9) No push-to-talk chat
Bethesda has failed to include a PTT (push to talk) feature for F76's voice chat, and there's also no text chat in the game - at least as of the date of this article, before the game's official release while the game is still in B.E.T.A. This means that with the voice chat on, your mic will be constantly picking up sound, and you'll constantly hear sound from everyone else's mics as well (up to 24 gamers per world instance). Because of this, gamers who are less inclined to enjoy a multiplayer experience might be more turned off by gamers who are narrating to themselves because they're streaming, gamers who don't have a quiet environment and have background noise such as children or pets, etc. Gamers who enjoy single player games might decide to just turn off the voice chat and go off to explore on their own.

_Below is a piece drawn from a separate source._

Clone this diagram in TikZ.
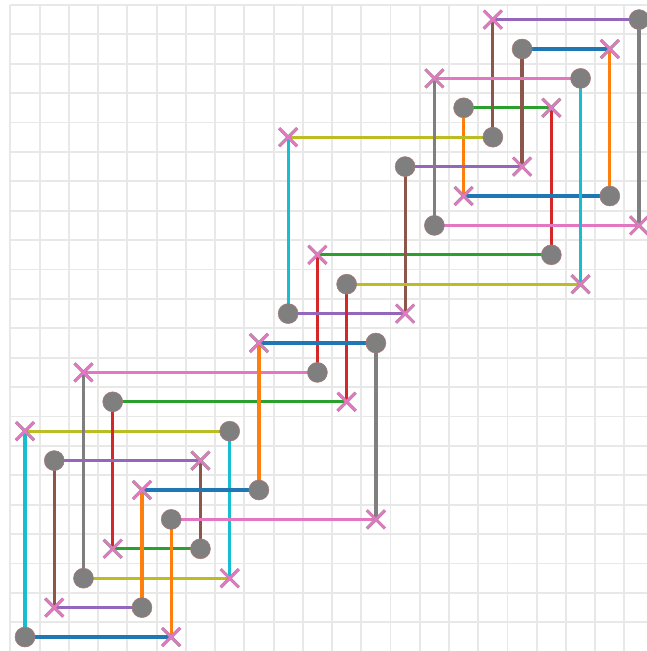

10) Play anytime for however long you want
Gamers who prefer single player games like being able to pause the game, save the game, be interrupted, take a break, play casually for just a short amount of time, play at their own pace, etc. without having to schedule around playing with a multiplayer team or without getting into a play session that requires them to be there for a long time or a set amount of time. By playing with a solo play style, you can mostly play F76 in this way as well.